I like witnessing people creating stuff.

I think that when creating stuff, it's like, in that moment, we are the best possible version of ourselves. the purest and the most beautiful. I think nature does that too, bringing out the best from us. and dogs. and kids. With those four things I think I was finally able to realise and articulate where I want to direct my creativity to. What I want to create images of.

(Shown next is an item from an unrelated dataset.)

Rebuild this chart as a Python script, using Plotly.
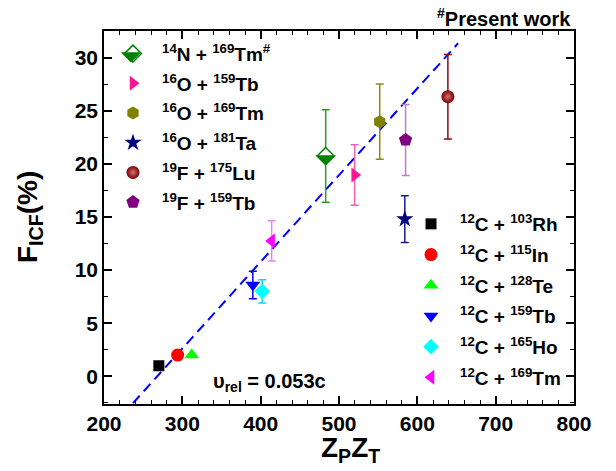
import plotly.graph_objects as go

# ---------------------------------------------------------------
# Incomplete-fusion fraction F_ICF (%) versus Coulomb factor Zp*Zt
# ---------------------------------------------------------------

# Heavier projectiles (left legend)
heavy_labels = [
    "<sup>14</sup>N + <sup>169</sup>Tm<sup>#</sup>",
    "<sup>16</sup>O + <sup>159</sup>Tb",
    "<sup>16</sup>O + <sup>169</sup>Tm",
    "<sup>16</sup>O + <sup>181</sup>Ta",
    "<sup>19</sup>F + <sup>175</sup>Lu",
    "<sup>19</sup>F + <sup>159</sup>Tb",
]
heavy_zpzt = [483, 520, 552, 584, 639, 585]
heavy_ficf = [20.74, 18.95, 23.97, 14.8, 26.32, 22.25]
heavy_err = [4.36, 2.85, 3.55, 2.2, 3.98, 3.34]

# 12C-induced reactions (right legend)
carbon_labels = [
    "<sup>12</sup>C + <sup>103</sup>Rh",
    "<sup>12</sup>C + <sup>115</sup>In",
    "<sup>12</sup>C + <sup>128</sup>Te",
    "<sup>12</sup>C + <sup>159</sup>Tb",
    "<sup>12</sup>C + <sup>165</sup>Ho",
    "<sup>12</sup>C + <sup>169</sup>Tm",
]
carbon_zpzt = [270, 294, 312, 390, 402, 414]
carbon_ficf = [1.0, 2.0, 2.0, 8.6, 8.0, 12.75]
carbon_err = [None, None, None, 1.3, 1.1, 1.9]

# Linear systematics drawn as dashed line
fit_slope = 0.0816
fit_intercept = -21.86
fit_x = [237, 652]

x_ticks = [200, 300, 400, 500, 600, 700, 800]
y_ticks = [0, 5, 10, 15, 20, 25, 30]

FONT = "Liberation Sans, Arial, sans-serif"

heavy_style = [
    dict(symbol="diamond", size=13, color="white", line="#008000", err="#2e9a2e"),
    dict(symbol="triangle-right", size=13, color="#ff1493", line="#ff1493", err="#f062b4"),
    dict(symbol="hexagon", size=13, color="#808000", line="#808000", err="#8a8a10"),
    dict(symbol="star", size=13, color="#000080", line="#000080", err="#1a1a8a"),
    dict(symbol="circle", size=13, color="#7a0000", line="#7a0000", err="#8a0a0a"),
    dict(symbol="pentagon", size=14, color="#800080", line="#800080", err="#c47ac4"),
]
carbon_style = [
    dict(symbol="square", size=11, color="#000000", err="#000000"),
    dict(symbol="circle", size=13, color="#ff0000", err="#ff0000"),
    dict(symbol="triangle-up", size=13, color="#00ff00", err="#00dd00"),
    dict(symbol="triangle-down", size=13, color="#0000ff", err="#0000ff"),
    dict(symbol="diamond", size=12, color="#00ffff", err="#22d0d0"),
    dict(symbol="triangle-left", size=13, color="#ff00ff", err="#ee82ee"),
]

fig = go.Figure()

# fitted systematics
fig.add_trace(go.Scatter(
    x=fit_x, y=[fit_slope * v + fit_intercept for v in fit_x],
    mode="lines", line=dict(color="#0000ff", width=2, dash="10px,6px"),
    showlegend=False, hoverinfo="skip",
))

for i, (lab, xv, yv, ev) in enumerate(zip(heavy_labels, heavy_zpzt, heavy_ficf, heavy_err)):
    st = heavy_style[i]
    marker = dict(symbol=st["symbol"], size=st["size"], color=st["color"],
                  line=dict(color=st["line"], width=1.5 if i == 0 else 0))
    if i == 4:
        marker["gradient"] = dict(type="radial", color="#d27070")
    fig.add_trace(go.Scatter(
        x=[xv], y=[yv], mode="markers", name=lab,
        marker=marker,
        error_y=dict(type="data", array=[ev], color=st["err"], thickness=1.5, width=4),
        legend="legend", legendgroup=f"h{i}",
        showlegend=(i != 0),
    ))
    if i == 0:
        # legend entry uses an open outline; the half fill is added as a shape
        fig.add_trace(go.Scatter(
            x=[None], y=[None], mode="markers", name=lab,
            marker=dict(symbol="diamond-open", size=13, color="#008000",
                        line=dict(color="#008000", width=1.5)),
            legend="legend", legendgroup=f"h{i}",
        ))

for i, (lab, xv, yv, ev) in enumerate(zip(carbon_labels, carbon_zpzt, carbon_ficf, carbon_err)):
    st = carbon_style[i]
    kw = {}
    if ev is not None:
        kw["error_y"] = dict(type="data", array=[ev], color=st["err"], thickness=1.5, width=4)
    fig.add_trace(go.Scatter(
        x=[xv], y=[yv], mode="markers", name=lab,
        marker=dict(symbol=st["symbol"], size=st["size"], color=st["color"], line=dict(width=0)),
        legend="legend2", legendgroup=f"c{i}", **kw,
    ))


def px(x):
    return (x - 104) / 470


def py(y):
    return (404 - y) / 373


# lower half of the 14N + 169Tm diamond is filled
half = 1.3 * 13 / 2
half_path = f"M{-half},0 L{half},0 L0,{-half} Z"
fig.add_shape(type="path", xref="x", yref="y", xsizemode="pixel", ysizemode="pixel",
              xanchor=heavy_zpzt[0], yanchor=heavy_ficf[0], path=half_path,
              fillcolor="#008000", line=dict(color="#008000", width=1.5), layer="above")

fig.add_shape(type="path", xref="paper", yref="paper", xsizemode="pixel", ysizemode="pixel",
              xanchor=px(131), yanchor=py(53), path=half_path,
              fillcolor="#008000", line=dict(color="#008000", width=1.5), layer="above")

axis_common = dict(
    showline=True, linecolor="black", linewidth=1.5, mirror="allticks",
    ticks="inside", ticklen=8, tickwidth=1.5, tickcolor="black",
    showgrid=False, zeroline=False,
    tickfont=dict(family=FONT, size=21, color="black", weight="bold"),
)

fig.update_xaxes(range=[200, 800], tickvals=x_ticks,
                 minor=dict(ticks="inside", ticklen=4, tickwidth=1, dtick=20, tick0=200, tickcolor="black"),
                 **axis_common)
fig.update_yaxes(range=[-2.6, 32.5], tickvals=y_ticks,
                 minor=dict(ticks="inside", ticklen=4, tickwidth=1, dtick=2.5, tick0=0, tickcolor="black"),
                 **axis_common)

title_font = dict(family=FONT, size=28, color="black", weight="bold")
fig.add_annotation(text="Z<sub>P</sub>Z<sub>T</sub>", x=px(350), y=py(449), xref="paper", yref="paper",
                   showarrow=False, font=title_font, xanchor="center", yanchor="middle")
fig.add_annotation(text="F<sub>ICF</sub>(%)", x=px(29), y=py(217), xref="paper", yref="paper",
                   showarrow=False, font=title_font, textangle=-90, xanchor="center", yanchor="middle")
fig.add_annotation(text="<sup>#</sup>Present work", x=px(573), y=py(18), xref="paper", yref="paper",
                   showarrow=False, font=dict(family=FONT, size=20, color="black", weight="bold"),
                   xanchor="right", yanchor="middle")
fig.add_annotation(text="υ<sub>rel</sub> = 0.053c", x=px(211), y=py(382), xref="paper", yref="paper",
                   showarrow=False, font=dict(family=FONT, size=20, color="black", weight="bold"),
                   xanchor="left", yanchor="middle")

leg_font = dict(family=FONT, size=19, color="black", weight="bold")
fig.update_layout(
    width=616, height=471,
    margin=dict(l=104, r=42, t=31, b=67),
    plot_bgcolor="white", paper_bgcolor="white",
    legend=dict(x=0.0, y=0.99, xanchor="left", yanchor="top", bgcolor="rgba(0,0,0,0)",
                font=leg_font, itemwidth=48, tracegroupgap=2, traceorder="grouped"),
    legend2=dict(x=px(402), y=py(205), xanchor="left", yanchor="top", bgcolor="rgba(0,0,0,0)",
                 font=leg_font, itemwidth=48, tracegroupgap=3, traceorder="grouped"),
)

fig.write_html("out.html")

Maybe it sounds stupid, but you know..I kinda was a "photographer" before I was actually a "person" (not that I'm really any of those things now) so I would say I'm still searching. Funny how when I tried to shoot pictures of pretty girls (aside from Carol, obviously) it was always a total disaster as I have all kinds of issues with broads (but I tried because that's what you do as a photographer, right?) At one moment, I thought that since I'm kinda outdoorsy I should maybe try to work with those rad athletes like skiers or climbers or whatever, but..yeah, no. I like to be outdoors to just be. No need to push it further, really. (quite the opposite actually, I think this year will be the year when I finally dive into meditation)


So I like to shoot pictures of Carol, kinda document what she (we) do. Maybe it doesn't sound like a lot and I will not go into history books as a great photographer, but heck, I'm a pasty bald redhead I honestly never thought that I would have a loving relationship with beautiful girl. (..or shoot photos that someone will want to buy)
She's been drawing and painting A LOT these past couple months. And world is slowly but surely starting to notice how good and hard working she is which brings me..umm, yeah, it's a great and precious thing to witness. Someone creating stuff. Here's her website, it's worth checking out.


I also shot two new films of Carol painting.

( I mean, I know they are not really a films, but I like to call them that. And I'm having fun doing all these obnoxious comments about "us, filmmakers" and "world of cinema"..but yeah, I'm totally in love with filmmaking craft. I even sold my first couple of stock footage clips, which was kinda milestone for me and made me happy for a few moments. Oh, and my film (:) Struggle already has over 200 views. Which I know is nothing, but it's around 200 more than I expected. So..maybe there's some hope after all. We'll see.

How are you? I hope you're all well and healthy. I really do.